Along comes Deborah Cameron, a linguist at Strythclyde University (UK) who decides to take a more open-minded look at the attitudes of the traditionalists and offers her colleagues a number of insights meant to scale down the level of hostility between the two camps. Her central notion is there in the title: verbal hygiene.
She proposes that not only does language evolve; it generates its own "caregivers." These people look after its welfare, wrong-headed or not, and practice a kind of "hygiene" that counteracts the messiness of uncontrolled growth. The evolution of language, she says, is actually a dynamic between opposing forces of conservation and innovation. While there is no "right" or "wrong" way to use language, Cameron suggests that language is enlivened by the push and pull between these opposing ideas.
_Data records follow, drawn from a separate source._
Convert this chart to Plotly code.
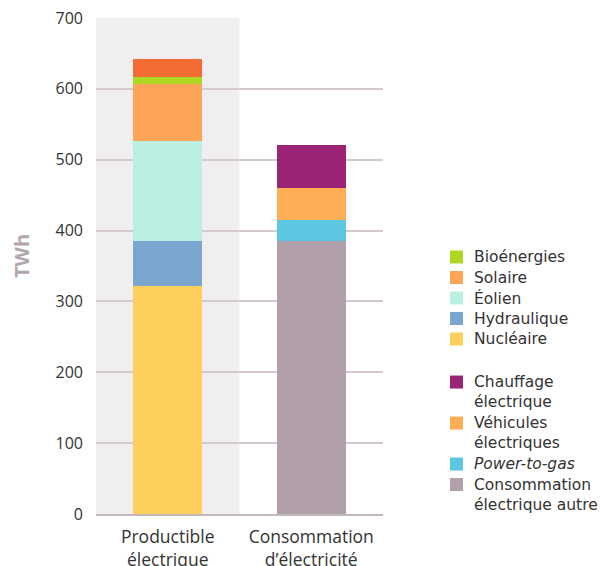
import plotly.graph_objects as go

# Categories on the x axis
categories = ["Productible<br>électrique", "Consommation<br>d’électricité"]

# Production mix (TWh), stacked bottom to top
nucleaire = 322
hydraulique = 63
eolien = 142
solaire = 80
bioenergies = 10
autres_prod = 25

# Consumption breakdown (TWh), stacked bottom to top
conso_autre = 385
power_to_gas = 30
vehicules = 45
chauffage = 61

# (label, value, colour, listed in key)
prod_series = [
    ("Nucléaire", nucleaire, "#FDCF5B", True),
    ("Hydraulique", hydraulique, "#7BA6D0", True),
    ("Éolien", eolien, "#BBEFE1", True),
    ("Solaire", solaire, "#FEA456", True),
    ("Bioénergies", bioenergies, "#AED723", True),
    ("Autres", autres_prod, "#F46B34", False),
]
conso_series = [
    ("Consommation<br>électrique autre", conso_autre, "#B1A0A9", True),
    ("<i>Power-to-gas</i>", power_to_gas, "#5DC6E1", True),
    ("Véhicules<br>électriques", vehicules, "#FEAE55", True),
    ("Chauffage<br>électrique", chauffage, "#9C2477", True),
]

W, H = 603, 566
M_L, M_R, M_T, M_B = 96, 220, 18, 52
PW, PH = W - M_L - M_R, H - M_T - M_B


def px_x(px):
    return (px - M_L) / PW


def px_y(py):
    return (H - M_B - py) / PH


fig = go.Figure()

for cat, series in ((categories[0], prod_series), (categories[1], conso_series)):
    for name, val, color, _ in series:
        fig.add_trace(go.Bar(
            x=[cat], y=[val], name=name, marker_color=color,
            marker_line_width=0, showlegend=False, width=0.48,
        ))

# Shaded band behind the production column
fig.add_shape(type="rect", xref="x", yref="paper", x0=-0.5, x1=0.5, y0=0, y1=1,
              fillcolor="#F1EEEF", line_width=0, layer="below")

# Key on the right: two groups, top of stack listed first
LINE_H = 20.5
KEY_TOP = 257          # centre of the first key line (px)
KEY_SW_X = 450         # left edge of swatches (px)
KEY_TXT_X = 472        # left edge of labels (px)
SW = 13
KEY_FONT = dict(family="DejaVu Sans", size=15.5, color="#333333")

groups = [
    [(n, c) for n, _, c, show in reversed(prod_series) if show],
    [(n, c) for n, _, c, show in reversed(conso_series) if show],
]
row = 0
for gi, group in enumerate(groups):
    if gi > 0:
        row += 1.1
    for name, color in group:
        nlines = name.count("<br>") + 1
        yc = KEY_TOP + row * LINE_H
        fig.add_shape(type="rect", xref="paper", yref="paper",
                      x0=px_x(KEY_SW_X), x1=px_x(KEY_SW_X + SW),
                      y0=px_y(yc + SW / 2), y1=px_y(yc - SW / 2),
                      fillcolor=color, line_width=0)
        fig.add_annotation(xref="paper", yref="paper",
                           x=px_x(KEY_TXT_X), y=px_y(yc + (nlines - 1) * LINE_H / 2),
                           xanchor="left", yanchor="middle", align="left",
                           text=name, showarrow=False, font=KEY_FONT)
        row += nlines

# Axis title
fig.add_annotation(xref="paper", yref="paper", x=px_x(21), y=px_y(256),
                   text="<b>TWh</b>", textangle=-90, showarrow=False,
                   xanchor="center", yanchor="middle",
                   font=dict(family="Open Sans", size=20, color="#B4A5AD"))

fig.update_layout(
    barmode="stack",
    width=W, height=H,
    margin=dict(l=M_L, r=M_R, t=M_T, b=M_B, autoexpand=False),
    paper_bgcolor="white",
    plot_bgcolor="white",
    font=dict(family="Open Sans", size=15, color="#333333"),
    showlegend=False,
    xaxis=dict(
        range=[-0.5, 1.5], showgrid=False, showline=True, automargin=False,
        linecolor="#C4B8BE", linewidth=2, ticks="", ticklabelstandoff=6,
        tickfont=dict(family="Open Sans", size=17.5, color="#333333"),
    ),
    yaxis=dict(
        range=[0, 700], dtick=100, showgrid=True, gridcolor="#D3C9CE",
        gridwidth=1.5, zeroline=False, showline=False, ticks="",
        automargin=False, ticklabelstandoff=12,
        tickfont=dict(family="Open Sans", size=16, color="#333333"),
    ),
)

fig.write_html("out.html")
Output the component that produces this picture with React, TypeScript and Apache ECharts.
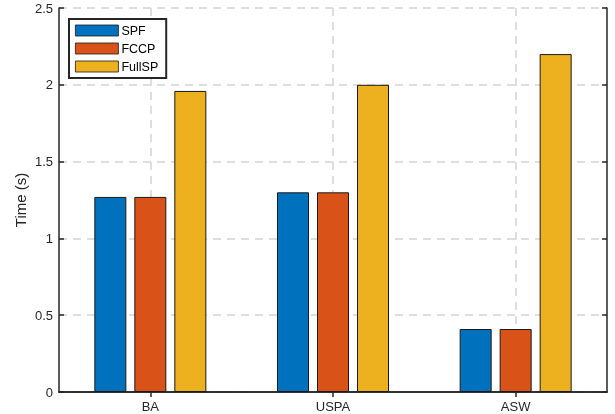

To challenge the idea that standard English exists apart from the people who use it, she provides an account for how it comes into being, at least as she sees it among UK writers. And she challenges the confident trust we might have in the use of dictionaries as a measure of "correctness." Reading her analysis, you realize that dictionaries are part of a circular process that both reflects and determines usage.
Cameron extends her discussion of language with insightful and entertaining analyses of "political correctness," communication between genders, and the types of politically-inspired public hysteria that spring up around the schools' perceived failure to teach correct grammar. She even takes to task our confident acceptance of George Orwell's dictums in his often cited essay, "Politics and the English Language."
This is a book for anyone fascinated by not only the language of politics but the politics of language. Its ideas are argued thoughtfully and with considerable insight. As companions to this book I'd also recommend the books of American linguist Deborah Tannen ("You Just Don't Understand") and Simon Winchester's account of the creation of the Oxford English Dictionary, "The Professor and the Madman."